Working 9-to-5 as an engineer in a foreign company, Ding earns more than 10,000 yuan ($1,465) per month in Shanghai. But he still feels he cannot support his family. He does not know where to buy the baby's dresses, how to fix a baby's bed, and he gets upset whenever the infant cries in the middle of the night.

When the baby came down with a fever this winter, he went crazy. "My wife looks down on me. She says I am not mannish enough, and wants a divorce" the young father says.

Now, their parents are in Shanghai to help them raise the baby.

Thirty, love it or hate it?

Ruan Shouhong is even more worried. He has changed five jobs within three years of graduation.

In his first job, Ruan was fired because he spoke ill of his boss. Six months later, he lost his second job because his colleagues complained that he was not cooperative. And he quit his third job because he could not stand the workload.

The young man complains he is "fed up of the complicated relationships at work".

"But I still don't know what I would like to do for a living. I have asked my friends but none of them has an idea either," he says.

Zhang Meifen, head nurse in the obstetrics and gynecology department of Hangzhou No 3 Hospital, believes she has some insight into their predicament.

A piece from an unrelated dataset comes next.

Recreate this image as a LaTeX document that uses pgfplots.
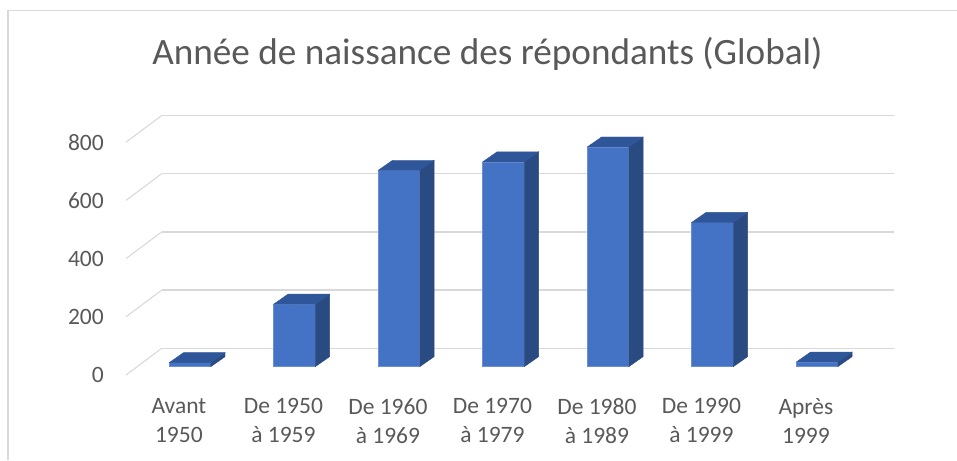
\documentclass[border=0pt]{standalone}
\usepackage{pgfplots}
\pgfplotsset{compat=1.18}
\usepackage{pgfplotstable}
\usepackage{fontspec}
\setmainfont{Carlito}
\definecolor{txt}{HTML}{595959}
\definecolor{gridc}{HTML}{D9D9D9}
\definecolor{frontc}{HTML}{4472C4}
\definecolor{topc}{HTML}{30569A}
\definecolor{sidec}{HTML}{2A4A82}
\definecolor{edgec}{HTML}{6A8FD6}

\pgfplotstableread{
x v
0 14
1 215
2 675
3 704
4 755
5 496
6 16
}\datatable

\begin{document}
\begin{tikzpicture}
\useasboundingbox (-137.1pt,-93.3pt) rectangle (819.9pt,366.7pt);
\draw[gridc, line width=1.2pt] (-129.1pt,-93.3pt) -- (-129.1pt,356.2pt) -- (819.9pt,356.2pt);
\begin{axis}[
  at={(0pt,0pt)}, anchor=south west,
  x=104.5pt, y=0.291pt,
  xmin=-0.5062, xmax=6.504, ymin=0, ymax=800,
  enlargelimits=false, clip=false,
  axis line style={draw=none}, tick style={draw=none}, major tick length=0pt,
  ytick={0,200,400,600,800},
  /pgf/number format/assume math mode=true,
  yticklabel style={anchor=east, inner sep=0pt, xshift=-33.1pt, yshift=-8.3pt,
    font=\fontsize{23.5}{29}\selectfont, text=txt},
  xtick={0,1,2,3,4,5,6},
  xticklabels={{Avant\\1950},{De 1950\\à 1959},{De 1960\\à 1969},{De 1970\\à 1979},{De 1980\\à 1989},{De 1990\\à 1999},{Après\\1999}},
  xticklabel style={anchor=north, align=center, inner sep=0pt, xshift=-11.1pt, yshift=-31.8pt,
    font=\fontsize{23.5}{29}\selectfont, text=txt},
  title={Année de naissance des répondants (Global)},
  title style={at={(0.5,1)}, anchor=base, inner sep=0pt, xshift=-15.9pt, yshift=62.9pt,
    font=\fontsize{37.2}{44}\selectfont, text=txt},
]
% back wall grid lines
\addplot[gridc, line width=1.4pt] coordinates {(-0.2708,63.2) (6.7394,63.2)};
\addplot[gridc, line width=1.4pt] coordinates {(-0.2708,263.2) (6.7394,263.2)};
\addplot[gridc, line width=1.4pt] coordinates {(-0.2708,463.2) (6.7394,463.2)};
\addplot[gridc, line width=1.4pt] coordinates {(-0.2708,663.2) (6.7394,663.2)};
\addplot[gridc, line width=1.4pt] coordinates {(-0.2708,863.2) (6.7394,863.2)};
% floor/side diagonals
\addplot[gridc, line width=1.1pt] coordinates {(-0.6124,-28.5) (-0.2708,63.2)};
\addplot[gridc, line width=1.1pt] coordinates {(-0.6124,171.5) (-0.2708,263.2)};
\addplot[gridc, line width=1.1pt] coordinates {(-0.6124,371.5) (-0.2708,463.2)};
\addplot[gridc, line width=1.1pt] coordinates {(-0.6124,571.5) (-0.2708,663.2)};
\addplot[gridc, line width=1.1pt] coordinates {(-0.6124,771.5) (-0.2708,863.2)};
% top and side faces of the 3D bars
\addplot[scatter, only marks, mark=*, mark size=0pt, mark options={draw=none, fill=none},
  visualization depends on={\thisrow{v}*0.291 \as \hh},
  scatter/@pre marker code/.code={%
    \fill[sidec] (20.75pt,0pt) -- (35.05pt,10pt) -- ({35.05pt},{10pt-\hh pt}) -- ({20.75pt},{-\hh pt}) -- cycle;
    \fill[topc] (-20.75pt,0pt) -- (-6.45pt,10pt) -- (35.05pt,10pt) -- (20.75pt,0pt) -- cycle;
  },
  scatter/@post marker code/.code={}
] table[x=x, y=v] {\datatable};
% front faces
\addplot[ybar, bar width=41.5pt, bar shift=0pt, fill=frontc, draw=edgec, line width=0.6pt]
  table[x=x, y=v] {\datatable};
\end{axis}
\end{tikzpicture}
\end{document}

"Their problem is they don't know how to take care of themselves and others. This becomes more obvious when they become fathers or have a family," she says.

Zhang and her team now offer special training for young fathers to teach them how to "be a good parent".

Men of the post-80s generation are often seen as unable to shoulder responsibilities. Many posts, some by Chinese sociologists and psychologists, on the online search engine baidu.com, compare this generation to the beat generation and lost generation of American literature, and call them "ignorant, selfish, and rebellious".

Li Zhongyu, for example, says: "This generation, which grew up just after the country's reform and opening-up began, and under the family planning policy, is spoiled. They don't know what is responsibility.

"They also grew at a time when ideas of women's independence and feminism made an appearance, which makes them feel even weaker and less masculine."